Меня могут упрекнуть, что я не искал случая познакомиться с родителями той, которую перед своею совестью считал своею будущей женой – что я даже обманул их доверие неожиданностью отъезда. Видит Бог – что я от всей души желал войти в Вам дом, если не будущим родственником, так как судьба отказывала мне в этом высшим счастье, то по крайней мере войти в него зятем, чтоб Вы могли сами судить о святости моей любви о чистоте моих намерений. Сколько раз, встречая Вас в театре, я готов был подойти к Вам и просить возобновить знакомство – и не имел духу. Александр Алексеевич (К. А. ошибся – читай: Алексей Александрович.
В виду распространяемых: обо мне недоброжелательных слухов, считаю долгом дать Вам отчет касательно моей материальной обстановки. У меня нет ни родового, ни приобретенного имущества. Я живу своим трудом. Содержание мое всякому известно, его можно узнать из печатных уставов университетов и Академии. Оба содержания вместе составляют 4400 руб. Если квартиру в Разумовском считать в 600 р., то я имею право говорить, что у меня 5000 р. содержания. Конечно, при настоящих условиях не может быть и речи об том, чтобы пользоваться квартирой в Разумовском, и это сократит наши средства на 600–700 рублей, но за то я могу еще зарабатывать литературным трудом и этим путем при прочих занятиях могу приобресть до 1000 р. Крупных долгов у меня нет, потому что нельзя назвать таковыми несколько сотен рублей, по счетам, которые могут быть легко погашены в несколько месяцев без особых стеснений. Если говорят о моих долгах, то потому что они всем известны. Векселей я никогда не выдавал. Вот полный, откровенный отчет касательно моих материальных средств – отчет, который всякий может легко проверить. Вы усмотрите из него, что хотя наша жизнь будет далеко не роскошная но, Бог даст, нужды и лишений мы не будем знать.

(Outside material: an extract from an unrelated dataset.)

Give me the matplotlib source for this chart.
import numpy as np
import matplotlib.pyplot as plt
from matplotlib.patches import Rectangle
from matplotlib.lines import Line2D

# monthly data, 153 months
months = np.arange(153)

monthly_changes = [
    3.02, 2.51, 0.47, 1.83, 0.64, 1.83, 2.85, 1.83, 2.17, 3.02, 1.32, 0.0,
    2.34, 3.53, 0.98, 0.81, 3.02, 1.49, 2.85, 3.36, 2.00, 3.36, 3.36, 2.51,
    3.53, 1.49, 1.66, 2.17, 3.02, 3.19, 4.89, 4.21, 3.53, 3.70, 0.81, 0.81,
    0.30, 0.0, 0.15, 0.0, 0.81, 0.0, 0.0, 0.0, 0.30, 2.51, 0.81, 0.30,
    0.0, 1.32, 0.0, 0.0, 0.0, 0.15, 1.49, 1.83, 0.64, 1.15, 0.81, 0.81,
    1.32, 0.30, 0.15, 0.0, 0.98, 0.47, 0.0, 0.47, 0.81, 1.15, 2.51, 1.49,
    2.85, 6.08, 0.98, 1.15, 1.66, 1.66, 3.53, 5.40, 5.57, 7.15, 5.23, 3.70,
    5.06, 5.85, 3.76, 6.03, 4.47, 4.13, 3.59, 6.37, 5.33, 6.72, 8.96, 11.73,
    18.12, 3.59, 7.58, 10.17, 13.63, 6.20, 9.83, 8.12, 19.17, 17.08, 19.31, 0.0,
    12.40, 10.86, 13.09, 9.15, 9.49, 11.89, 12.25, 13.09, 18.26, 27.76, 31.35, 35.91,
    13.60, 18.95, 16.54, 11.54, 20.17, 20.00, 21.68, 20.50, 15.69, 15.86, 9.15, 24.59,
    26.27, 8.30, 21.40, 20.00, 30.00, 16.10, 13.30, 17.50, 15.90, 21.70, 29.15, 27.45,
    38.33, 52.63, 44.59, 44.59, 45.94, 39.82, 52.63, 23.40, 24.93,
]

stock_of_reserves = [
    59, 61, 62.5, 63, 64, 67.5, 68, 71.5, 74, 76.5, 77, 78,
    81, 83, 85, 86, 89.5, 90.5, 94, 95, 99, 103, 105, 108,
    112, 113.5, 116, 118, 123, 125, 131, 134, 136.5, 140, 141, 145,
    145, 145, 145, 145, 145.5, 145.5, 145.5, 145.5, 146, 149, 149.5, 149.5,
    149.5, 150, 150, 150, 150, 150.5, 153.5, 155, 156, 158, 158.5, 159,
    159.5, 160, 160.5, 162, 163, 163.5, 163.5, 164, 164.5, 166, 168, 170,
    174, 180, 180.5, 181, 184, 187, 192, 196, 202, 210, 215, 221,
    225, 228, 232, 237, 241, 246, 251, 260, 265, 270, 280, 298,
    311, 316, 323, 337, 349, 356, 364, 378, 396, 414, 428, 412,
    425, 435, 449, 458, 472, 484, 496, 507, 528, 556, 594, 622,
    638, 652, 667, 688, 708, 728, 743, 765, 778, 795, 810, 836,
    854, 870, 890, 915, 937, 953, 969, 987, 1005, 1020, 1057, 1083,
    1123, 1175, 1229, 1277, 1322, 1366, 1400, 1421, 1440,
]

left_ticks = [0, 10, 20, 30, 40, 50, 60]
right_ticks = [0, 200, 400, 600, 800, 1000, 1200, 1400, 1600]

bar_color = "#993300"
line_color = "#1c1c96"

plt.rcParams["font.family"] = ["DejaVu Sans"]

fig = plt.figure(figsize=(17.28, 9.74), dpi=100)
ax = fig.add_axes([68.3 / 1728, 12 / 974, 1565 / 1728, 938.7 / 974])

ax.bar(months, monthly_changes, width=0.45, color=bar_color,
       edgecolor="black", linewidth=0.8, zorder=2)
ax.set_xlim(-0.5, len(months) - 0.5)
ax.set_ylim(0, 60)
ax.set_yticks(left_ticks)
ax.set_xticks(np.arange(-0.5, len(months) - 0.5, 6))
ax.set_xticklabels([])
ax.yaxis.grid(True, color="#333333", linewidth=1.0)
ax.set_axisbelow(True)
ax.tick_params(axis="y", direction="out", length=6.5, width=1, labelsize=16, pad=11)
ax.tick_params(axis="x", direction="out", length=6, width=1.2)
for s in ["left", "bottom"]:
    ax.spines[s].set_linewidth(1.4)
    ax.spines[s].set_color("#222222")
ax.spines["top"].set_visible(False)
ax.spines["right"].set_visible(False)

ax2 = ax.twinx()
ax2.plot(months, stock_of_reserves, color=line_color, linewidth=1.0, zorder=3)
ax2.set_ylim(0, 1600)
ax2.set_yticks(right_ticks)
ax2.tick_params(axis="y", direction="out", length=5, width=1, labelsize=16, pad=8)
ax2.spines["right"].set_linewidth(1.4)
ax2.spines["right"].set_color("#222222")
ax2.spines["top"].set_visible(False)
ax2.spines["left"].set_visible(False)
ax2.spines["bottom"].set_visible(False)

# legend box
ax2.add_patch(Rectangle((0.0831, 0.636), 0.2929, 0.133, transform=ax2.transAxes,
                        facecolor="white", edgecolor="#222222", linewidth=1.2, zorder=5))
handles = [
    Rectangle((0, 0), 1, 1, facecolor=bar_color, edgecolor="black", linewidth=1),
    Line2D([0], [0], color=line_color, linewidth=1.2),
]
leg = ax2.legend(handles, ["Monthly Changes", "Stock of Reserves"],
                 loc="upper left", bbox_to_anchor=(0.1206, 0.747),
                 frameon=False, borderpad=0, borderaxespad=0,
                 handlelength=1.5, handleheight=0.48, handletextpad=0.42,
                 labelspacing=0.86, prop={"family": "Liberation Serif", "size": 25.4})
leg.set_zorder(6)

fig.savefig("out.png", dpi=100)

Простите еще раз смелость этого письма и позвольте мне сохранить надежду, что, быть может, со временем, когда я докажу и на деле всю святость, всю глубину тех чувств, которые на веки связали мою жизнь с жизнью Вашей дочери – что, видя мою безграничную любовь и преданность, Вы не оттолкнете меня. Алексей Александрович, против нас один только безжалостный закон или скорее безжалостная воля одного человека; склонись завтра этот человек на наши убеждения, и все прошлое будет забыто, никто не бросит нам укора – неужели воля одного человека имеет магическую силу освятить то, что не было свято – нет, перед нашей совестью и честными людьми наши отношения не сделаются, а только останутся такими же честными и святыми, какими были всегда.

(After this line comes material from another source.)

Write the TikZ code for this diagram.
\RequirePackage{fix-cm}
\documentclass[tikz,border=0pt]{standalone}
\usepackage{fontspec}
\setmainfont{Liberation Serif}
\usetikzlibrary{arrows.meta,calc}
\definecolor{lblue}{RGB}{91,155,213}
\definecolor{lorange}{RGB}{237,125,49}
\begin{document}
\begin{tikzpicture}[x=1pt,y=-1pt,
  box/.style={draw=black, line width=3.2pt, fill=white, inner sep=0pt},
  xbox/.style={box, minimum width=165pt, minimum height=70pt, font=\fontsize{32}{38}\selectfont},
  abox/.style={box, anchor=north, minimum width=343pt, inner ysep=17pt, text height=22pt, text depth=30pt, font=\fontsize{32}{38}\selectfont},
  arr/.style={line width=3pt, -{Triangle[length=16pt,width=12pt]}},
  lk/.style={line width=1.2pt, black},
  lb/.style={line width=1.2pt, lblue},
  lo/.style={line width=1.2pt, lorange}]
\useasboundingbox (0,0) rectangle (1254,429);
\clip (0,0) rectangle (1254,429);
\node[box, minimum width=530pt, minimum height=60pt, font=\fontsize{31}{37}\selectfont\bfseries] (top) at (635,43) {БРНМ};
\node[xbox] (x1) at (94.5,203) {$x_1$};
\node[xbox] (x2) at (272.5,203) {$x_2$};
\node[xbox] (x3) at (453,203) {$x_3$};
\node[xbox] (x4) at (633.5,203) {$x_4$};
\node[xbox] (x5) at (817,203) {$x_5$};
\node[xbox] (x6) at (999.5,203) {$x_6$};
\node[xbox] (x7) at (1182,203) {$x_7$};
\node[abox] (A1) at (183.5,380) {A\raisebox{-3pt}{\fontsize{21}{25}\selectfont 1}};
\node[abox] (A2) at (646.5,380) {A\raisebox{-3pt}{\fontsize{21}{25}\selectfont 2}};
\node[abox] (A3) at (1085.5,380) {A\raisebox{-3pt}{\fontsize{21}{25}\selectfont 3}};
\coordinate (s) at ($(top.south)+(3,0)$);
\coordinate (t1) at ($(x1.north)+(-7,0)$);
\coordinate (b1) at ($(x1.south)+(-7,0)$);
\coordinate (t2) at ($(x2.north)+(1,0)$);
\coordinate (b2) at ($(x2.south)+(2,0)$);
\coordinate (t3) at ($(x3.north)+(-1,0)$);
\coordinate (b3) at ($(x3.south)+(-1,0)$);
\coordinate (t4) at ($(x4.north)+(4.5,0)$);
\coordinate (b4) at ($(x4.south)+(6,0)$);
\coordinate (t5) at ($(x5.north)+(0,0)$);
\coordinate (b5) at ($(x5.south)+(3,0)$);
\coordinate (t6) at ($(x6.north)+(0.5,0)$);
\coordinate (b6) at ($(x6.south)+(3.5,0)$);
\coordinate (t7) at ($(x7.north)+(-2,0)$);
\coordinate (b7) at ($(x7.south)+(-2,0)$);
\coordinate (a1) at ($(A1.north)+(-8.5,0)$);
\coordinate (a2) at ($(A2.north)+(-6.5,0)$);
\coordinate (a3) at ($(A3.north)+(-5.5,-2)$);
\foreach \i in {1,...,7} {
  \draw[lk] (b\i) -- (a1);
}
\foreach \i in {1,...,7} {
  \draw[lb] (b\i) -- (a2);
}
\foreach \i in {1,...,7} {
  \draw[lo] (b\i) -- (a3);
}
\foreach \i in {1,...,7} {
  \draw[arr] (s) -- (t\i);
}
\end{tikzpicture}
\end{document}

Простите еще одну и последнюю смелость – передайте супруге Вашей, что я мысленно на коленях прошу, если не простить меня, потому что я понимаю как это невозможно в настоящую минуту, то, по крайней мере, не проклинать меня за все то горе, за те ужасные нравственные страдания, которых я причиной, не проклинать меня в надежде, что придет минута, когда я получу позволение броситься к её ногам, чтоб замолить себе прощение, или судьбе будет угодно послать мне бесконечное счастье – возможность назвать себя перед лицом всего света и церкви – мужем Вашей дочери.

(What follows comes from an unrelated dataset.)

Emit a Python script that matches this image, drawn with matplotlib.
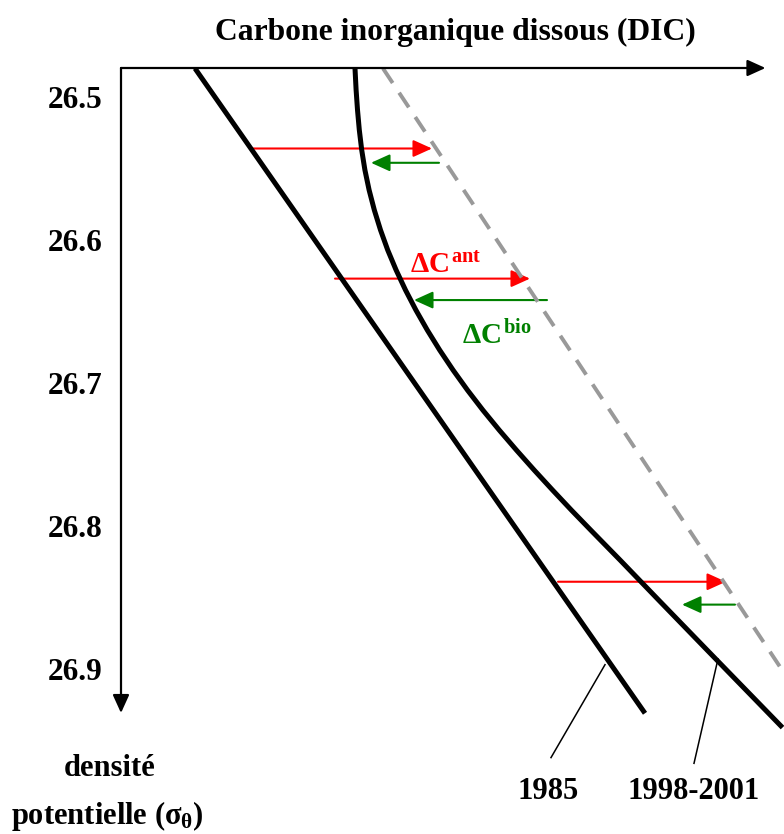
import matplotlib
matplotlib.use("Agg")
import matplotlib.pyplot as plt
from matplotlib.patches import FancyArrowPatch

plt.rcParams['font.family'] = ['Liberation Serif', 'DejaVu Serif']
plt.rcParams['font.weight'] = 'bold'
plt.rcParams['mathtext.fontset'] = 'custom'
plt.rcParams['mathtext.rm'] = 'Liberation Serif:bold'
plt.rcParams['mathtext.it'] = 'Liberation Serif:bold'
plt.rcParams['mathtext.bf'] = 'Liberation Serif:bold'

# ---- data (DIC in arbitrary units, sigma-theta) ----
sigma_ticks = [26.5, 26.6, 26.7, 26.8, 26.9]
tick_labels = ["26.5", "26.6", "26.7", "26.8", "26.9"]

dic_1985 = [74, 524]
sig_1985 = [26.480, 26.931]

dic_1998 = [234, 235.1, 236.5, 238.3, 240.7, 243.9, 248.1, 253.3, 259.5, 266.7,
            275.1, 284.5, 294.9, 306.3, 318.7, 332.1, 346.5, 361.9, 378.3, 395.5,
            413.3, 431.7, 450.5, 469.9, 499.3, 537.9, 586.4, 661.5]
sig_1998 = [26.480, 26.495, 26.509, 26.523, 26.537, 26.551, 26.565, 26.579, 26.593, 26.607,
            26.621, 26.635, 26.649, 26.663, 26.677, 26.691, 26.705, 26.719, 26.733, 26.747,
            26.761, 26.775, 26.789, 26.803, 26.824, 26.852, 26.887, 26.941]

dic_ref = [262, 668]
sig_ref = [26.480, 26.908]

# anthropogenic increase arrows (sigma, start, end)
ant_sig = [26.536, 26.627, 26.839]
ant_start = [131, 214, 437]
ant_end = [311, 409, 605]

# biological change arrows
bio_sig = [26.546, 26.642, 26.855]
bio_start = [318, 426, 614]
bio_end = [250, 293, 561]

W, H = 784, 834
fig = plt.figure(figsize=(W / 100, H / 100), dpi=100)
ax = fig.add_axes([121 / W, 1 - 713 / H, 663 / W, (713 - 68) / H])
ax.set_xlim(0, 663)
ax.set_ylim(26.9308, 26.4797)
for s in ax.spines.values():
    s.set_visible(False)
ax.set_xticks([])
ax.set_yticks(sigma_ticks)
ax.set_yticklabels(tick_labels, fontsize=22.5, fontweight='bold')
ax.tick_params(axis='y', length=0, pad=13)

# axes arrows
ax.annotate('', xy=(0.972, 1), xytext=(0, 1), xycoords='axes fraction',
            arrowprops=dict(arrowstyle='-|>,head_length=1.1,head_width=0.5', lw=1.6,
                            color='black', shrinkA=0, shrinkB=0, mutation_scale=10))
ax.annotate('', xy=(0, 0), xytext=(0, 1), xycoords='axes fraction',
            arrowprops=dict(arrowstyle='-|>,head_length=1.1,head_width=0.5', lw=1.6,
                            color='black', shrinkA=0, shrinkB=0, mutation_scale=10))

# curves
ax.plot(dic_1985, sig_1985, color='black', lw=3.6, clip_on=False, solid_capstyle='butt')
ax.plot(dic_1998, sig_1998, color='black', lw=3.6, clip_on=False, solid_capstyle='butt',
        solid_joinstyle='round')
ax.plot(dic_ref, sig_ref, color='#999999', lw=2.8, ls=(0, (4.5, 3.0)), clip_on=False)

for s, a, b in zip(ant_sig, ant_start, ant_end):
    ax.add_patch(FancyArrowPatch((a, s), (b, s), arrowstyle='-|>,head_length=1.15,head_width=0.52',
                                 mutation_scale=10, lw=1.5, color='#ff0000',
                                 shrinkA=0, shrinkB=0, clip_on=False))
for s, a, b in zip(bio_sig, bio_start, bio_end):
    ax.add_patch(FancyArrowPatch((a, s), (b, s), arrowstyle='-|>,head_length=1.15,head_width=0.52',
                                 mutation_scale=10, lw=1.5, color='#008000',
                                 shrinkA=0, shrinkB=0, clip_on=False))

# labels
ax.text(289, 26.6228, r'$\Delta C^{ant}$', color='#ff0000', fontsize=21,
        ha='left', va='baseline')
ax.text(341, 26.673, r'$\Delta C^{bio}$', color='#008000', fontsize=21,
        ha='left', va='baseline')

# leader lines
ax.plot([484, 430], [26.897, 26.962], color='black', lw=1.1, clip_on=False)
ax.plot([597, 573], [26.893, 26.966], color='black', lw=1.1, clip_on=False)

def ftext(x, y, s, size=22, **kw):
    fig.text(x / W, 1 - y / H, s, fontweight='bold', fontsize=size, **kw)

ftext(455, 40, 'Carbone inorganique dissous (DIC)', size=22.8, ha='center', va='baseline')
ftext(548, 799, '1985', ha='center', va='baseline')
ftext(694, 799, '1998-2001', ha='center', va='baseline')
ftext(110, 776, 'densité', ha='center', va='baseline')
ftext(107, 824, r'potentielle ($\sigma_\theta$)', ha='center', va='baseline')

fig.savefig('out.png', dpi=100)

Примите, Милостивый Государь, уверение в глубочайшем уважении и безграничной преданности того, кто почел бы величайшим счастьем – право когда-нибудь назвать себя Вашим сыном.
(Второе черновое письмо К. А. Тимирязева из архива музея-квартиры)
Милостивый Государь Алексей Александрович,
Глубоко тронутый великодушием Вашего письма и чувствами доброжелательства, высказанными Вами в его заключении, осмеливаюсь еще раз просить прощения у Вас и у супруги Вашей за все то горе, которого я был виновником.